Preparing for Cold Weather Training


The weather is getting colder, but does that mean you should buy an expensive gym membership just to get your 5k in on a treadmill still slick with sweat from the last guy? No way! Whether you’re running for cross training or hell-bent on shooting hoops until the snow starts falling, you can benefit (not to mention save money) by keeping your exercise out of doors this fall, even as temperatures take a dive. Here are a few considerations to keep yourself warm, dry and active as the leaves start falling, now through the rest of the year.


Photo: Peretz Partensky/Creative Commons

Layer up, and with the right clothes
First and foremost, the key to keeping warm (but not too warm) is throwing on multiple layers. But before you reach for your favourite cotton Lakers hoodie for a chilly day on the court, remember that cotton will absorb everything you sweat out, leaving you feeling like a wet mess, not to mention even colder when a stiff breeze hits. Grab form-fitting technical fabrics that wick sweat away from your body—usually a T shirt, long-sleeved shirt and a windbreaker will do. As you warm up, ditch the pieces bit by bit until you’re comfortable.
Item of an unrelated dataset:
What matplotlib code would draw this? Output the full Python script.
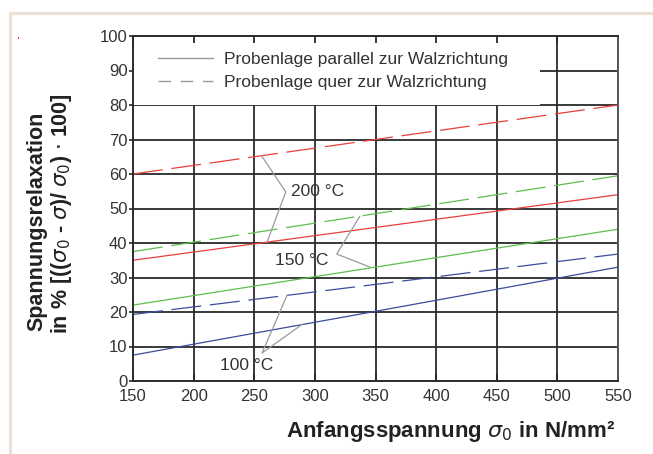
import matplotlib
matplotlib.use('Agg')
import matplotlib.pyplot as plt
from matplotlib.lines import Line2D
from matplotlib.patches import Rectangle

plt.rcParams['font.family'] = ['Liberation Sans', 'DejaVu Sans']
plt.rcParams['mathtext.fontset'] = 'dejavusans'

# initial stress sigma_0 in N/mm^2
stress = [150, 350, 550]

# stress relaxation in %, rolling direction parallel / transverse
relax_200_par = [35.0, 44.5, 54.0]
relax_200_quer = [60.0, 70.0, 80.0]
relax_150_par = [22.0, 33.0, 44.0]
relax_150_quer = [37.5, 48.5, 59.5]
relax_100_par = [7.5, 20.2, 33.0]
relax_100_quer = [19.3, 28.0, 36.8]

x_ticks = [150, 200, 250, 300, 350, 400, 450, 500, 550]
y_ticks = [0, 10, 20, 30, 40, 50, 60, 70, 80, 90, 100]

RED = '#e8403a'
GREEN = '#5cbf4c'
BLUE = '#3a4c9e'
DASH = (0, (24, 7))
LW = 0.9

fig = plt.figure(figsize=(6.53, 4.54), dpi=100)

# beige frame around the sheet
fig.patches.append(Rectangle((9.5 / 653, -0.1), 1.0, 1 - 12.5 / 454 + 0.1,
                             transform=fig.transFigure, facecolor='none',
                             edgecolor='#ebe0d5', linewidth=2.3, zorder=0))
fig.patches.append(Rectangle((17.5 / 653, 1 - 38.5 / 454), 1.5 / 653, 1.5 / 454,
                             transform=fig.transFigure, facecolor='#ff3030',
                             edgecolor='none', zorder=1))

ax = fig.add_axes([133 / 653, 73 / 454, 485 / 653, 345 / 454])
ax.set_xlim(150, 550)
ax.set_ylim(0, 100)
ax.set_xticks(x_ticks)
ax.set_yticks(y_ticks)
ax.grid(False)

# grid drawn by hand so the legend patch can sit between grid and ticks
for xv in x_ticks[1:-1]:
    ax.axvline(xv, color='#2a2a2a', lw=1.3, zorder=0.5)
for yv in y_ticks[1:-1]:
    ax.axhline(yv, color='#2a2a2a', lw=1.3, zorder=0.5)
ax.add_patch(Rectangle((150, 80), 336, 20, facecolor='white',
                       edgecolor='none', zorder=0.8))

ax.plot(stress, relax_200_quer, color=RED, lw=LW, ls=DASH, zorder=2)
ax.plot(stress, relax_200_par, color=RED, lw=LW, zorder=2)
ax.plot(stress, relax_150_quer, color=GREEN, lw=LW, ls=DASH, zorder=2)
ax.plot(stress, relax_150_par, color=GREEN, lw=LW, zorder=2)
ax.plot(stress, relax_100_quer, color=BLUE, lw=LW, ls=DASH, zorder=2)
ax.plot(stress, relax_100_par, color=BLUE, lw=LW, zorder=2)

for sp in ax.spines.values():
    sp.set_color('#2a2a2a')
    sp.set_linewidth(1.4)
ax.spines['right'].set_color('#555555')

ax.tick_params(axis='x', direction='in', top=True, length=5, width=1.3,
               color='#2a2a2a', pad=6, labelsize=12, labelcolor='#333333')
ax.tick_params(axis='y', direction='out', length=3, width=1.2,
               color='#2a2a2a', pad=1, labelsize=12, labelcolor='#333333')

# temperature labels with leader lines
lead = dict(color='#9a9a9a', lw=0.9, zorder=3)
ax.plot([256, 276, 260.5], [65.3, 54.8, 40.2], **lead)
ax.text(280, 54.8, '200 °C', fontsize=12.5, color='#333333', va='center')
ax.plot([337, 318, 345.5], [47.7, 36.8, 33.0], **lead)
ax.text(267, 34.8, '150 °C', fontsize=12.5, color='#333333', va='center')
ax.plot([277, 256.4, 289.4], [24.8, 8.1, 16.4], **lead)
ax.text(222, 4.5, '100 °C', fontsize=12.5, color='#333333', va='center')

handles = [Line2D([], [], color='#9a9a9a', lw=1.0),
           Line2D([], [], color='#9a9a9a', lw=1.0, ls=(0, (9, 7)))]
leg = ax.legend(handles, ['Probenlage parallel zur Walzrichtung',
                          'Probenlage quer zur Walzrichtung'],
                loc='upper left', bbox_to_anchor=(0.037, 0.975), frameon=False,
                fontsize=12.5, handlelength=3.2, handletextpad=0.6,
                labelspacing=0.45, borderaxespad=0.0)
for t in leg.get_texts():
    t.set_color('#333333')

fig.text(37 / 653, 1 - 221 / 454, 'Spannungsrelaxation', rotation=90,
         ha='center', va='center', fontsize=15.5, fontweight='bold',
         color='#222222')
fig.text(62 / 653, 1 - 214 / 454,
         r'in % [(($\sigma_0$ - $\sigma$)/ $\sigma_0$) $\cdot$ 100]',
         rotation=90, ha='center', va='center', fontsize=15.5,
         fontweight='bold', color='#222222')
fig.text(615 / 653, 1 - 431 / 454, r'Anfangsspannung $\sigma_0$ in N/mm²',
         ha='right', va='center', fontsize=16, fontweight='bold',
         color='#222222')

fig.savefig('out.png', dpi=100)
If you’re worried about carrying too much on a run, however, the rule of thumb is dressing for a day about 40 degrees warmer than it is outdoors: as your body builds up heat, you won’t notice the difference in temperature. Finally, consider that the days are getting shorter and most of your training will either be before or after work, in the dark. Make sure your outermost layer has some reflective bands if you’re putting in a few miles along the road or in the park.

Warm up and cool down properly
If you’re taking our advice and dressing a few degrees lighter, nothing may kill your will to stay active than the shocking difference between your toasty apartment and the blast of crisp air you’re stepping out into. Thus, it’s important to build up at least a little bit of a sweat with a proper warm up. Do some light free or body weight exercises to get the juices flowing. You may also be tempted to do some static stretches—don’t. Static stretches work best after a workout and, if done before cold weather training, may cause your muscles to stiffen up even more from the temperature, leading to higher chances of injury. Dynamic or ballistic stretches will limber you up and also generate some nice body heat.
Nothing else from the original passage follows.